→ **Work to do**:
Without the pictures, return all of the material exactly as written.

→ **Raw records**:
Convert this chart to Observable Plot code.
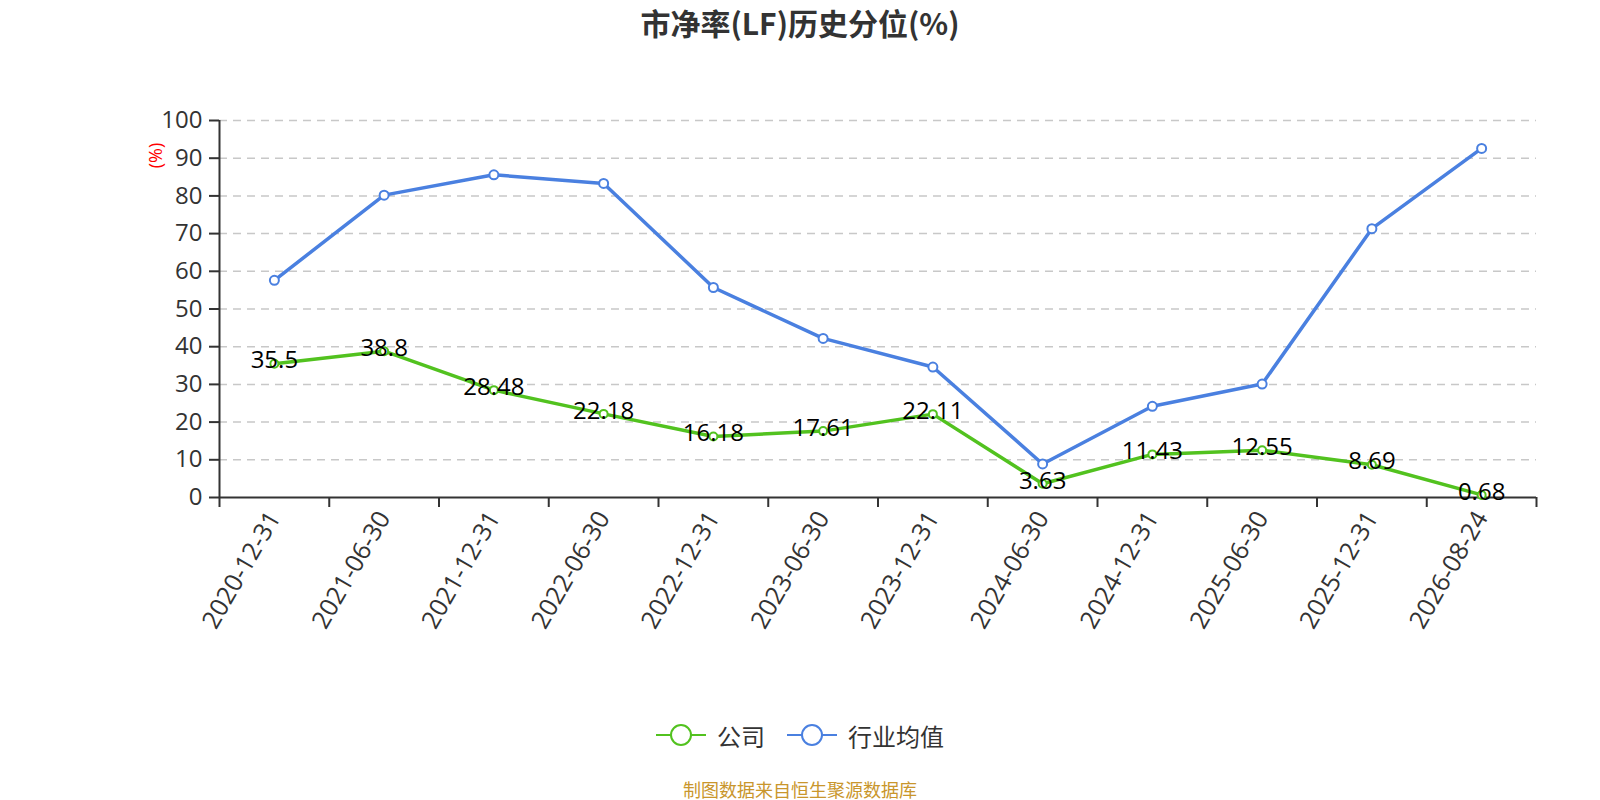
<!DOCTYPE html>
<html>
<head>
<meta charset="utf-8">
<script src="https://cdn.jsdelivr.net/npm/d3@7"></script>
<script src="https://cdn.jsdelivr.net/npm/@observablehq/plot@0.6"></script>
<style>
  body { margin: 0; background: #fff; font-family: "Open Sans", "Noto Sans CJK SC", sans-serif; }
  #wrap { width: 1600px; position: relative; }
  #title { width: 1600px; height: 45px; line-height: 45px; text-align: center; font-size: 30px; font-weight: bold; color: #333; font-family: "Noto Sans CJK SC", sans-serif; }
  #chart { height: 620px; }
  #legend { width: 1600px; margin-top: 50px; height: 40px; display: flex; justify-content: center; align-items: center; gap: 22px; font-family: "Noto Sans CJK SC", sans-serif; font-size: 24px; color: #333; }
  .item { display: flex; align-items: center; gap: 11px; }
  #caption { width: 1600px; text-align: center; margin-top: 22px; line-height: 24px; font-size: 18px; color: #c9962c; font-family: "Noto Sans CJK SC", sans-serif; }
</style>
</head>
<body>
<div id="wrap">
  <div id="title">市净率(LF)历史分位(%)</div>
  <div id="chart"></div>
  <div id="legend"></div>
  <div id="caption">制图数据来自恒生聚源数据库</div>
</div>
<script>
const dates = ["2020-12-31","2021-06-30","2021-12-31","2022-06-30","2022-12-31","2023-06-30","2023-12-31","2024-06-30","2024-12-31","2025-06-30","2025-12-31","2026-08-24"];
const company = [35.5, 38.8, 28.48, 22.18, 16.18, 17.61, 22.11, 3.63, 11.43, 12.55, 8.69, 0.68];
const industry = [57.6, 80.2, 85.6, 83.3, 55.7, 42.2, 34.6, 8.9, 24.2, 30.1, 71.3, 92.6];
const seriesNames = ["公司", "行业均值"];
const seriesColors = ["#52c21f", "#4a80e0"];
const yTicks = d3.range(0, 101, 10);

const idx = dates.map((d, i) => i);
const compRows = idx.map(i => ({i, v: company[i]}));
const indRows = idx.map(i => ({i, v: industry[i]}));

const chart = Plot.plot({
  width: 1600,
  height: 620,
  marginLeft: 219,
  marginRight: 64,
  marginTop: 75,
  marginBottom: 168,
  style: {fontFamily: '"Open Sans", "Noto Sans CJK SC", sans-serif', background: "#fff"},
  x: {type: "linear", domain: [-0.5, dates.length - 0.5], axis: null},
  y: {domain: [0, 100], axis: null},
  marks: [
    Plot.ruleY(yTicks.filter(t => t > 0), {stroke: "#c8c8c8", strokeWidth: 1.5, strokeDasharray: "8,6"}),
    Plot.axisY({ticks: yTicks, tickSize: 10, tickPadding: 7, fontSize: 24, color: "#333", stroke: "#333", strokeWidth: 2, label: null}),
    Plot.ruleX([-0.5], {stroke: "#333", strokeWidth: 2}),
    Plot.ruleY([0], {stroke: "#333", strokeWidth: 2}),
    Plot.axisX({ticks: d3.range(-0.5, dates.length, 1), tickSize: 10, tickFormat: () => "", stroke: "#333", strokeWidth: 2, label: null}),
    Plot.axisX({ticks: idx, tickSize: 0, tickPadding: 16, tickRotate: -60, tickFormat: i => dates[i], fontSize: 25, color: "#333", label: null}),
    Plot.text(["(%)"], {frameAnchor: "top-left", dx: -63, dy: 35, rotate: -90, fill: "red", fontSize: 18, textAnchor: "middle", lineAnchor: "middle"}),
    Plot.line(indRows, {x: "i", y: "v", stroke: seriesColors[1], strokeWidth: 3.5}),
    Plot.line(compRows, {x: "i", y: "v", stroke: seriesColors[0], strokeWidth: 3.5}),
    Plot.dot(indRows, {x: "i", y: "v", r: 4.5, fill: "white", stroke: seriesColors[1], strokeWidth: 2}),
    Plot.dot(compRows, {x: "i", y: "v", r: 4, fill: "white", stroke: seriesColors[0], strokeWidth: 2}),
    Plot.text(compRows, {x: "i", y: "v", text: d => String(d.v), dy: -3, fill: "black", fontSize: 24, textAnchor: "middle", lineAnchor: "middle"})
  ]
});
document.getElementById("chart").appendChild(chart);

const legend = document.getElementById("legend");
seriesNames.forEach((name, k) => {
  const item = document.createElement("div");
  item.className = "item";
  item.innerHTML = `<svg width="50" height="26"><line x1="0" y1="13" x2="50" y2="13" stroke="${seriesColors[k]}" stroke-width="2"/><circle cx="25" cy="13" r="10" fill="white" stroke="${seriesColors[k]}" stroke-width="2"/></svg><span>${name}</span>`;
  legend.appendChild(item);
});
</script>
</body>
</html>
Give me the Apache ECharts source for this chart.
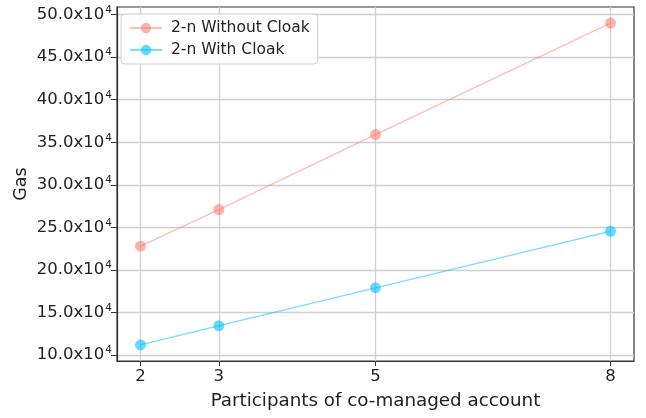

→ **Task answer**:
Convert this chart to Observable Plot code.
<!DOCTYPE html>
<html>
<head>
<meta charset="utf-8">
<script src="https://cdn.jsdelivr.net/npm/d3@7"></script>
<script src="https://cdn.jsdelivr.net/npm/@observablehq/plot@0.6"></script>
<style>
  body { margin: 0; background: #fff; font-family: "Open Sans", "Noto Sans CJK SC", sans-serif; }
  #wrap { width: 1600px; position: relative; }
  #title { width: 1600px; height: 45px; line-height: 45px; text-align: center; font-size: 30px; font-weight: bold; color: #333; font-family: "Noto Sans CJK SC", sans-serif; }
  #chart { height: 620px; }
  #legend { width: 1600px; margin-top: 50px; height: 40px; display: flex; justify-content: center; align-items: center; gap: 22px; font-family: "Noto Sans CJK SC", sans-serif; font-size: 24px; color: #333; }
  .item { display: flex; align-items: center; gap: 11px; }
  #caption { width: 1600px; text-align: center; margin-top: 22px; line-height: 24px; font-size: 18px; color: #c9962c; font-family: "Noto Sans CJK SC", sans-serif; }
</style>
</head>
<body>
<div id="wrap">
  <div id="title">市净率(LF)历史分位(%)</div>
  <div id="chart"></div>
  <div id="legend"></div>
  <div id="caption">制图数据来自恒生聚源数据库</div>
</div>
<script>
const dates = ["2020-12-31","2021-06-30","2021-12-31","2022-06-30","2022-12-31","2023-06-30","2023-12-31","2024-06-30","2024-12-31","2025-06-30","2025-12-31","2026-08-24"];
const company = [35.5, 38.8, 28.48, 22.18, 16.18, 17.61, 22.11, 3.63, 11.43, 12.55, 8.69, 0.68];
const industry = [57.6, 80.2, 85.6, 83.3, 55.7, 42.2, 34.6, 8.9, 24.2, 30.1, 71.3, 92.6];
const seriesNames = ["公司", "行业均值"];
const seriesColors = ["#52c21f", "#4a80e0"];
const yTicks = d3.range(0, 101, 10);

const idx = dates.map((d, i) => i);
const compRows = idx.map(i => ({i, v: company[i]}));
const indRows = idx.map(i => ({i, v: industry[i]}));

const chart = Plot.plot({
  width: 1600,
  height: 620,
  marginLeft: 219,
  marginRight: 64,
  marginTop: 75,
  marginBottom: 168,
  style: {fontFamily: '"Open Sans", "Noto Sans CJK SC", sans-serif', background: "#fff"},
  x: {type: "linear", domain: [-0.5, dates.length - 0.5], axis: null},
  y: {domain: [0, 100], axis: null},
  marks: [
    Plot.ruleY(yTicks.filter(t => t > 0), {stroke: "#c8c8c8", strokeWidth: 1.5, strokeDasharray: "8,6"}),
    Plot.axisY({ticks: yTicks, tickSize: 10, tickPadding: 7, fontSize: 24, color: "#333", stroke: "#333", strokeWidth: 2, label: null}),
    Plot.ruleX([-0.5], {stroke: "#333", strokeWidth: 2}),
    Plot.ruleY([0], {stroke: "#333", strokeWidth: 2}),
    Plot.axisX({ticks: d3.range(-0.5, dates.length, 1), tickSize: 10, tickFormat: () => "", stroke: "#333", strokeWidth: 2, label: null}),
    Plot.axisX({ticks: idx, tickSize: 0, tickPadding: 16, tickRotate: -60, tickFormat: i => dates[i], fontSize: 25, color: "#333", label: null}),
    Plot.text(["(%)"], {frameAnchor: "top-left", dx: -63, dy: 35, rotate: -90, fill: "red", fontSize: 18, textAnchor: "middle", lineAnchor: "middle"}),
    Plot.line(indRows, {x: "i", y: "v", stroke: seriesColors[1], strokeWidth: 3.5}),
    Plot.line(compRows, {x: "i", y: "v", stroke: seriesColors[0], strokeWidth: 3.5}),
    Plot.dot(indRows, {x: "i", y: "v", r: 4.5, fill: "white", stroke: seriesColors[1], strokeWidth: 2}),
    Plot.dot(compRows, {x: "i", y: "v", r: 4, fill: "white", stroke: seriesColors[0], strokeWidth: 2}),
    Plot.text(compRows, {x: "i", y: "v", text: d => String(d.v), dy: -3, fill: "black", fontSize: 24, textAnchor: "middle", lineAnchor: "middle"})
  ]
});
document.getElementById("chart").appendChild(chart);

const legend = document.getElementById("legend");
seriesNames.forEach((name, k) => {
  const item = document.createElement("div");
  item.className = "item";
  item.innerHTML = `<svg width="50" height="26"><line x1="0" y1="13" x2="50" y2="13" stroke="${seriesColors[k]}" stroke-width="2"/><circle cx="25" cy="13" r="10" fill="white" stroke="${seriesColors[k]}" stroke-width="2"/></svg><span>${name}</span>`;
  legend.appendChild(item);
});
</script>
</body>
</html>
Give me the Apache ECharts source for this chart.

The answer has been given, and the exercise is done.